GOAL → Starting at the first line of the listing below, repeat each line up to and including the one containing "const pullTicks = [-4, -2, 0, 2, 4];". Leave out pictures.
::: PROVIDED DATA
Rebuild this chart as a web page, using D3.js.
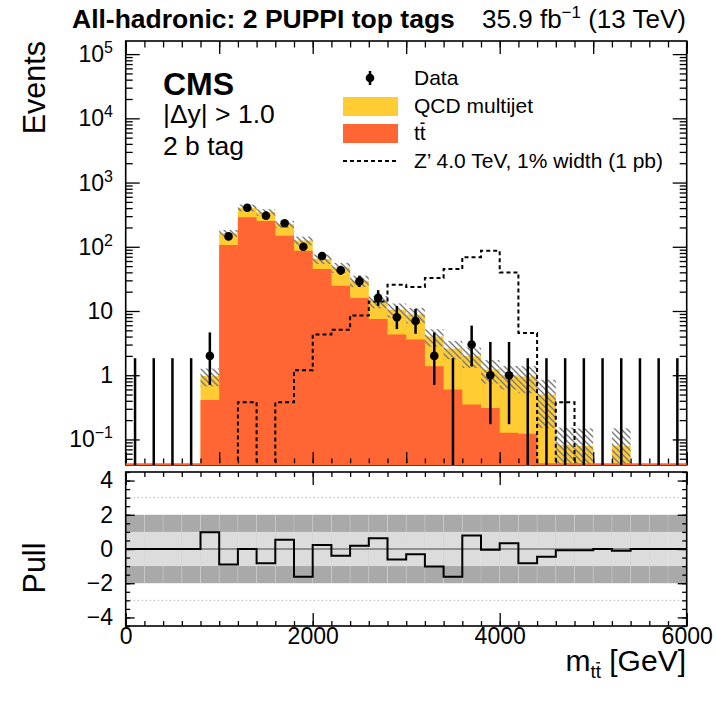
<!DOCTYPE html>
<html>
<head>
<meta charset="utf-8">
<script src="https://cdn.jsdelivr.net/npm/d3@7"></script>
<style>
  body { margin: 0; background: #fff; }
  svg { display: block; }
</style>
</head>
<body>
<svg id="chart" width="716" height="705"></svg>
<script>
// ---------------- data ----------------
const binLow = [0, 200, 400, 600, 800, 1000, 1200, 1400, 1600, 1800,
                2000, 2200, 2400, 2600, 2800, 3000, 3200, 3400, 3600, 3800,
                4000, 4200, 4400, 4600, 4800, 5000, 5200, 5400, 5600, 5800];
const binHigh = 6000;
const dataCounts = [0, 0, 0, 0, 2, 145, 405, 305, 232, 100,
                    72, 43, 29, 16, 8, 7, 2, 0, 3, 1,
                    1, 0, 0, 0, 0, 0, 0, 0, 0, 0];
const ttbar = [0, 0, 0, 0, 0.41, 107, 288, 252, 148, 87,
               45, 24.7, 15.9, 7.5, 4.3, 3.6, 1.38, 0.6, 0.35, 0.31,
               0.127, 0.123, 0, 0, 0, 0, 0, 0, 0, 0];
const qcd = [0, 0, 0, 0, 0.56, 56, 117, 92, 76, 38,
             20, 22.8, 13.6, 6.6, 6.2, 5.2, 2.62, 2.0, 1.65, 0.92,
             0.87, 0.83, 0.5, 0.083, 0.079, 0, 0.079, 0, 0, 0];
const bkgUnc = [0, 0, 0, 0, 0.3, 20, 50, 41, 29, 19,
                11, 8.5, 5.9, 3.1, 2.6, 2.4, 1.2, 0.83, 0.7, 0.49,
                0.4, 0.43, 0.35, 0.07, 0.07, 0, 0.07, 0, 0, 0];
const zprime = [0, 0, 0, 0, 0, 0, 0.38, 0, 0.38, 1.2,
                4.3, 5.1, 8.5, 14, 25.6, 23.6, 32.5, 45, 69, 86.5,
                39.7, 4.55, 0, 0.38, 0, 0, 0, 0, 0, 0];
const pull = [0, 0, 0, 0, 0.98, -0.9, 0, -0.83, 0.54, -1.62,
              0.23, -0.4, 0.19, 0.63, -0.62, -0.31, -1.02, -1.62, 0.79, -0.04,
              0.33, -0.83, -0.46, -0.08, -0.08, 0, -0.1, 0, 0, 0];
const xMajorUpper = [0, 1000, 2000, 3000, 4000, 5000, 6000];
const xLabelTicks = [0, 2000, 4000, 6000];
const yDecades = [-1, 0, 1, 2, 3, 4, 5];
const pullTicks = [-4, -2, 0, 2, 4];

// ---------------- layout ----------------
const FONT = '"Liberation Sans", Arial, Helvetica, sans-serif';
const YELLOW = '#ffcc33', RED = '#ff6633';
const X0 = 125.7, X1 = 686.7, T = 41, B = 465, PT = 472, PB = 626;
const yMin = 0.04, yMax = 1.6e5;

const svg = d3.select('#chart');
svg.append('rect').attr('width', 716).attr('height', 705).attr('fill', '#fff');

const x = d3.scaleLinear().domain([0, binHigh]).range([X0, X1]);
const y = d3.scaleLog().domain([yMin, yMax]).range([B, T]);
const yp = d3.scaleLinear().domain([-4.5, 4.5]).range([PB, PT]);
const yv = v => y(Math.min(Math.max(v, yMin), yMax));
const binHi = i => (i + 1 < binLow.length ? binLow[i + 1] : binHigh);

const defs = svg.append('defs');
defs.append('clipPath').attr('id', 'upClip').append('rect')
  .attr('x', X0).attr('y', T).attr('width', X1 - X0).attr('height', B - T);
const pat = defs.append('pattern').attr('id', 'hatch').attr('patternUnits', 'userSpaceOnUse')
  .attr('width', 6).attr('height', 6);
pat.append('path').attr('d', 'M0,0 L6,6 M-1,5 L1,7 M5,-1 L7,1')
  .attr('stroke', '#7a7a7a').attr('stroke-width', 1.4);

// ---------------- upper pad ----------------
const up = svg.append('g').attr('clip-path', 'url(#upClip)');
const total = qcd.map((q, i) => q + ttbar[i]);
const stepPts = (vals, from = 0) => binLow.slice(from).map((e, k) => ({ e, v: vals[from + k] }))
  .concat([{ e: binHigh, v: vals[vals.length - 1] }]);
const area = d3.area().x(d => x(d.e)).y0(B).y1(d => yv(d.v)).curve(d3.curveStepAfter);
up.append('path').attr('d', area(stepPts(total))).attr('fill', YELLOW);
up.append('path').attr('d', area(stepPts(ttbar))).attr('fill', RED);

// uncertainty hatch
up.selectAll('rect.unc').data(binLow.map((e, i) => i).filter(i => bkgUnc[i] > 0)).enter()
  .append('rect').attr('class', 'unc')
  .attr('x', i => x(binLow[i])).attr('width', i => x(binHi(i)) - x(binLow[i]))
  .attr('y', i => yv(total[i] + bkgUnc[i]))
  .attr('height', i => yv(total[i] - bkgUnc[i]) - yv(total[i] + bkgUnc[i]))
  .attr('fill', 'url(#hatch)');

// axis tick helpers
function xTicks(yPos, orient, values, size, scaleX) {
  const ax = (orient === 'bottom' ? d3.axisBottom(scaleX) : d3.axisTop(scaleX))
    .tickValues(values).tickSize(-size).tickFormat('');
  const gg = svg.append('g').attr('transform', `translate(0,${yPos})`).call(ax);
  gg.select('.domain').remove();
  gg.selectAll('line').attr('stroke', '#000').attr('stroke-width', 1.3);
  return gg;
}
function yTicks(xPos, orient, scaleY, values, size) {
  const ax = (orient === 'left' ? d3.axisLeft(scaleY) : d3.axisRight(scaleY))
    .tickValues(values).tickSize(-size).tickFormat('');
  const gg = svg.append('g').attr('transform', `translate(${xPos},0)`).call(ax);
  gg.select('.domain').remove();
  gg.selectAll('line').attr('stroke', '#000').attr('stroke-width', 1.3);
  return gg;
}
const xMinor = binLow.concat([binHigh]);
xTicks(B, 'bottom', xMinor, 6.5, x);
xTicks(B, 'bottom', xMajorUpper, 13, x);
xTicks(T, 'top', xMinor, 6.5, x);
xTicks(T, 'top', xMajorUpper, 13, x);
const yMajorVals = yDecades.map(p => Math.pow(10, p));
const yMinorVals = [];
[-2, -1, 0, 1, 2, 3, 4, 5].forEach(p => { for (let m = 2; m <= 9; m++) { const v = m * Math.pow(10, p); if (v > yMin && v < yMax) yMinorVals.push(v); } });
yTicks(X0, 'left', y, yMinorVals, 7);
yTicks(X0, 'left', y, yMajorVals, 14);
yTicks(X1, 'right', y, yMinorVals, 7);
yTicks(X1, 'right', y, yMajorVals, 14);

// Z' signal
const zline = d3.line().x(d => x(d.e)).y(d => yv(d.v)).curve(d3.curveStepAfter);
svg.append('g').attr('clip-path', 'url(#upClip)').append('path')
  .attr('d', zline(stepPts(zprime, 4)))
  .attr('fill', 'none').attr('stroke', '#000').attr('stroke-width', 2).attr('stroke-dasharray', '4,3');

// frame
svg.append('rect').attr('x', X0).attr('y', T).attr('width', X1 - X0).attr('height', B - T)
  .attr('fill', 'none').attr('stroke', '#000').attr('stroke-width', 1.6);
svg.append('line').attr('x1', X0).attr('x2', X1).attr('y1', B - 0.8).attr('y2', B - 0.8)
  .attr('stroke', RED).attr('stroke-width', 2);

// data (Garwood 68% intervals)
const lnF = [0]; for (let i = 1; i < 1000; i++) lnF[i] = lnF[i - 1] + Math.log(i);
function cdf(k, mu) { if (k < 0) return 0; let s = 0; for (let i = 0; i <= k; i++) s += Math.exp(-mu + i * Math.log(mu) - lnF[i]); return s; }
function garwood(n) {
  const a = 0.158655;
  let lo = n, hi = n + 6 * Math.sqrt(n + 1) + 10;
  for (let it = 0; it < 80; it++) { const m = (lo + hi) / 2; if (cdf(n, m) > a) lo = m; else hi = m; }
  const up = (lo + hi) / 2;
  let dn = 0;
  if (n > 0) {
    lo = 1e-9; hi = n;
    for (let it = 0; it < 80; it++) { const m = (lo + hi) / 2; if (cdf(n - 1, m) > 1 - a) lo = m; else hi = m; }
    dn = (lo + hi) / 2;
  }
  return [dn, up];
}
const dg = svg.append('g');
dataCounts.forEach((n, i) => {
  const cx = x((binLow[i] + binHi(i)) / 2);
  const [lo, hi] = garwood(n);
  dg.append('line').attr('x1', cx).attr('x2', cx)
    .attr('y1', n > 0 ? yv(lo) : B).attr('y2', yv(hi))
    .attr('stroke', '#000').attr('stroke-width', 2.5);
  if (n > 0) dg.append('circle').attr('cx', cx).attr('cy', yv(n)).attr('r', 4.3).attr('fill', '#000');
});

// y labels upper
yDecades.forEach(p => {
  const t = svg.append('text').attr('x', 113).attr('y', y(Math.pow(10, p)) + 8)
    .attr('text-anchor', 'end').attr('font-family', FONT).attr('font-size', 23).attr('fill', '#000');
  if (p === 0) t.text('1');
  else if (p === 1) t.text('10');
  else {
    t.append('tspan').text('10');
    t.append('tspan').attr('font-size', 16).attr('dy', -9).text(p < 0 ? '\u2212' + (-p) : String(p));
  }
});

// ---------------- pull pad ----------------
const pg = svg.append('g');
binLow.forEach((e, i) => {
  pg.append('rect').attr('x', x(e)).attr('width', x(binHi(i)) - x(e))
    .attr('y', yp(2)).attr('height', yp(-2) - yp(2)).attr('fill', '#a9a9a9');
  pg.append('rect').attr('x', x(e)).attr('width', x(binHi(i)) - x(e))
    .attr('y', yp(1)).attr('height', yp(-1) - yp(1)).attr('fill', '#dcdcdc');
});
binLow.slice(1).forEach(e => {
  pg.append('line').attr('x1', x(e)).attr('x2', x(e)).attr('y1', yp(2)).attr('y2', yp(-2))
    .attr('stroke', '#fff').attr('stroke-opacity', 0.18).attr('stroke-width', 1);
});
[3, -3].forEach(v => {
  pg.append('line').attr('x1', X0).attr('x2', X1).attr('y1', yp(v)).attr('y2', yp(v))
    .attr('stroke', '#b8b8b8').attr('stroke-width', 1).attr('stroke-dasharray', '1.5,2.5');
});
pg.append('line').attr('x1', X0).attr('x2', X1).attr('y1', yp(0)).attr('y2', yp(0))
  .attr('stroke', '#444').attr('stroke-width', 1);
const pline = d3.line().x(d => x(d.e)).y(d => yp(d.v)).curve(d3.curveStepAfter);
pg.append('path').attr('d', pline(stepPts(pull))).attr('fill', 'none')
  .attr('stroke', '#000').attr('stroke-width', 2);

xTicks(PB, 'bottom', xMinor, 5, x);
const xLab = d3.axisBottom(x).tickValues(xLabelTicks).tickSize(-13).tickPadding(2).tickFormat(d3.format('d'));
const gxl = svg.append('g').attr('transform', `translate(0,${PB})`).call(xLab);
gxl.select('.domain').remove();
gxl.selectAll('line').attr('stroke', '#000').attr('stroke-width', 1.3);
gxl.selectAll('text').attr('font-family', FONT).attr('font-size', 23).attr('fill', '#000');
xTicks(PT, 'top', xMinor, 5, x);
xTicks(PT, 'top', xLabelTicks, 13, x);

const pMinor = d3.range(-4.5, 4.51, 0.5);
yTicks(X0, 'left', yp, pMinor, 4.5);
const yLab = d3.axisLeft(yp).tickValues(pullTicks).tickSize(-9).tickPadding(12.7);
const gyl = svg.append('g').attr('transform', `translate(${X0},0)`).call(yLab);
gyl.select('.domain').remove();
gyl.selectAll('line').attr('stroke', '#000').attr('stroke-width', 1.3);
gyl.selectAll('text').attr('font-family', FONT).attr('font-size', 23).attr('fill', '#000');
yTicks(X1, 'right', yp, pMinor, 4.5);
yTicks(X1, 'right', yp, pullTicks, 9);

svg.append('rect').attr('x', X0).attr('y', PT).attr('width', X1 - X0).attr('height', PB - PT)
  .attr('fill', 'none').attr('stroke', '#000').attr('stroke-width', 1.6);

// ---------------- texts ----------------
function txt(xp, yp_, s, size, opts = {}) {
  const t = svg.append('text').attr('x', xp).attr('y', yp_).attr('font-family', FONT)
    .attr('font-size', size).attr('fill', '#000').text(s);
  if (opts.anchor) t.attr('text-anchor', opts.anchor);
  if (opts.bold) t.attr('font-weight', 'bold');
  if (opts.rotate) t.attr('transform', `rotate(-90,${xp},${yp_})`);
  return t;
}
txt(72, 28, 'All-hadronic: 2 PUPPI top tags', 26.5, { bold: true });
const lumi = svg.append('text').attr('x', 686).attr('y', 28).attr('text-anchor', 'end')
  .attr('font-family', FONT).attr('font-size', 26).attr('fill', '#000');
lumi.append('tspan').text('35.9 fb');
lumi.append('tspan').attr('font-size', 17).attr('dy', -10).text('\u22121');
lumi.append('tspan').attr('dy', 10).text(' (13 TeV)');

txt(45, 41, 'Events', 30.5, { anchor: 'end', rotate: true });
txt(45, 568, 'Pull', 30.5, { anchor: 'middle', rotate: true });

txt(163, 95, 'CMS', 32, { bold: true });
txt(163, 123, '|\u0394y| > 1.0', 26.5);
txt(163, 155, '2 b tag', 26.5);

// x title with overlined subscript
const xt = svg.append('text').attr('x', 686).attr('y', 671).attr('text-anchor', 'end')
  .attr('font-family', FONT).attr('font-size', 30).attr('fill', '#000');
xt.append('tspan').text('m');
xt.append('tspan').attr('font-size', 19).attr('dy', 7).text('tt');
xt.append('tspan').attr('dy', -7).text(' [GeV]');
function overline(textNode, idx, baseline, size) {
  const ext = textNode.getExtentOfChar(idx);
  svg.append('line').attr('x1', ext.x + size * 0.03).attr('x2', ext.x + ext.width - size * 0.05)
    .attr('y1', baseline - size * 0.8).attr('y2', baseline - size * 0.8)
    .attr('stroke', '#000').attr('stroke-width', Math.max(1, size * 0.07));
}
overline(xt.node(), 2, 678, 19);

// legend
const LX = 343, LW = 55, TX = 414;
svg.append('line').attr('x1', 370).attr('x2', 370).attr('y1', 71).attr('y2', 85)
  .attr('stroke', '#000').attr('stroke-width', 2.5);
svg.append('circle').attr('cx', 370).attr('cy', 78).attr('r', 4.3).attr('fill', '#000');
txt(TX, 85, 'Data', 21);
svg.append('rect').attr('x', LX).attr('y', 97).attr('width', LW).attr('height', 19).attr('fill', YELLOW);
txt(TX, 113, 'QCD multijet', 21);
svg.append('rect').attr('x', LX).attr('y', 124).attr('width', LW).attr('height', 19).attr('fill', RED);
const ttl = txt(TX, 140, 'tt', 21);
overline(ttl.node(), 1, 140, 21);
svg.append('line').attr('x1', LX).attr('x2', LX + LW - 1).attr('y1', 161).attr('y2', 161)
  .attr('stroke', '#000').attr('stroke-width', 2).attr('stroke-dasharray', '4,3');
txt(TX, 168, 'Z\u2019 4.0 TeV, 1% width (1 pb)', 21);
</script>
</body>
</html>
::::::
TASK RESPONSE →
Rebuild this chart as a web page, using D3.js.
<!DOCTYPE html>
<html>
<head>
<meta charset="utf-8">
<script src="https://cdn.jsdelivr.net/npm/d3@7"></script>
<style>
  body { margin: 0; background: #fff; }
  svg { display: block; }
</style>
</head>
<body>
<svg id="chart" width="716" height="705"></svg>
<script>
// ---------------- data ----------------
const binLow = [0, 200, 400, 600, 800, 1000, 1200, 1400, 1600, 1800,
                2000, 2200, 2400, 2600, 2800, 3000, 3200, 3400, 3600, 3800,
                4000, 4200, 4400, 4600, 4800, 5000, 5200, 5400, 5600, 5800];
const binHigh = 6000;
const dataCounts = [0, 0, 0, 0, 2, 145, 405, 305, 232, 100,
                    72, 43, 29, 16, 8, 7, 2, 0, 3, 1,
                    1, 0, 0, 0, 0, 0, 0, 0, 0, 0];
const ttbar = [0, 0, 0, 0, 0.41, 107, 288, 252, 148, 87,
               45, 24.7, 15.9, 7.5, 4.3, 3.6, 1.38, 0.6, 0.35, 0.31,
               0.127, 0.123, 0, 0, 0, 0, 0, 0, 0, 0];
const qcd = [0, 0, 0, 0, 0.56, 56, 117, 92, 76, 38,
             20, 22.8, 13.6, 6.6, 6.2, 5.2, 2.62, 2.0, 1.65, 0.92,
             0.87, 0.83, 0.5, 0.083, 0.079, 0, 0.079, 0, 0, 0];
const bkgUnc = [0, 0, 0, 0, 0.3, 20, 50, 41, 29, 19,
                11, 8.5, 5.9, 3.1, 2.6, 2.4, 1.2, 0.83, 0.7, 0.49,
                0.4, 0.43, 0.35, 0.07, 0.07, 0, 0.07, 0, 0, 0];
const zprime = [0, 0, 0, 0, 0, 0, 0.38, 0, 0.38, 1.2,
                4.3, 5.1, 8.5, 14, 25.6, 23.6, 32.5, 45, 69, 86.5,
                39.7, 4.55, 0, 0.38, 0, 0, 0, 0, 0, 0];
const pull = [0, 0, 0, 0, 0.98, -0.9, 0, -0.83, 0.54, -1.62,
              0.23, -0.4, 0.19, 0.63, -0.62, -0.31, -1.02, -1.62, 0.79, -0.04,
              0.33, -0.83, -0.46, -0.08, -0.08, 0, -0.1, 0, 0, 0];
const xMajorUpper = [0, 1000, 2000, 3000, 4000, 5000, 6000];
const xLabelTicks = [0, 2000, 4000, 6000];
const yDecades = [-1, 0, 1, 2, 3, 4, 5];
const pullTicks = [-4, -2, 0, 2, 4];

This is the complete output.